Sacking the top Treasury official signalled to the ambitious to hold their tongues. Ministers keep their heads down. The result is a government that has no one with the political antenna and clout to check the ideological sugar rush — or to see how an unfunded tax cut for the wealthy during a cost of living crisis would play out, even before it spooked markets and raised mortgage rates.

An argument can be made for Truss’s ideas — parties are, after all, meant to have political direction. But the vision must be moored to circumstances. You can only sail the ocean you are in. Spurred on by free-market think-tanks such as the Institute for Economic Affairs and the TaxPayers’ Alliance, Truss and her chancellor Kwasi Kwarteng drove through a “mini” Budget powered by ideology that matched neither the moment nor the markets.

Can the Tories arrest the decay? Theoretically yes. Truss has more than two years until the election must be called, time enough to shift the narrative. The economic storms may ease. Labour’s huge poll leads are less about enthusiasm for the opposition than contempt for the government.

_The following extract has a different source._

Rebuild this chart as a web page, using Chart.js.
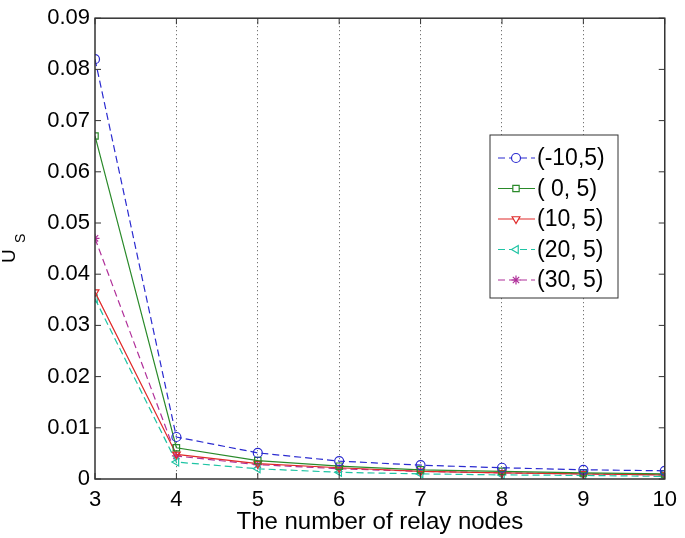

And there some small positives. Truss did ultimately retreat over axing the 45p top tax rate. There is an effort to reset the relationship with the EU. Second-order policies are being shelved. There is an urgency about ensuring delivery; many Tories praise the co-ordinating skills of Nadhim Zahawi, the cabinet office minister who describes himself as the government’s chief operating officer.

Some still hope to correct the course. The revolt against the “mini” Budget was led by former cabinet colleagues such as Michael Gove and Grant Shapps. One prominent rebel argued that there was a battle to stop the “libertarians at the top” pulling the party away from conservative values or becoming the “political arm of the think-tanks”.

But these are thin straws to clutch. There is also a mutinous party, a leader who cannot communicate with voters and has fractured the Tories’ winning electoral coalition, an inexperienced ministerial team and a shattered reputation for competence.

The public’s first impression of Truss has been both disastrous and deserved. Perhaps she will grow as leader. The backlash may temper her instincts. But those of us who have watched previous governments disintegrate detect the familiar smell of death.

Historically, there is only one route back from the deepest doom loops: opposition. Parties lose office or are kept from it until they regroup and learn to prioritise the concerns of voters over the fever dreams of activists. Truss should appreciate this. It is the market solution.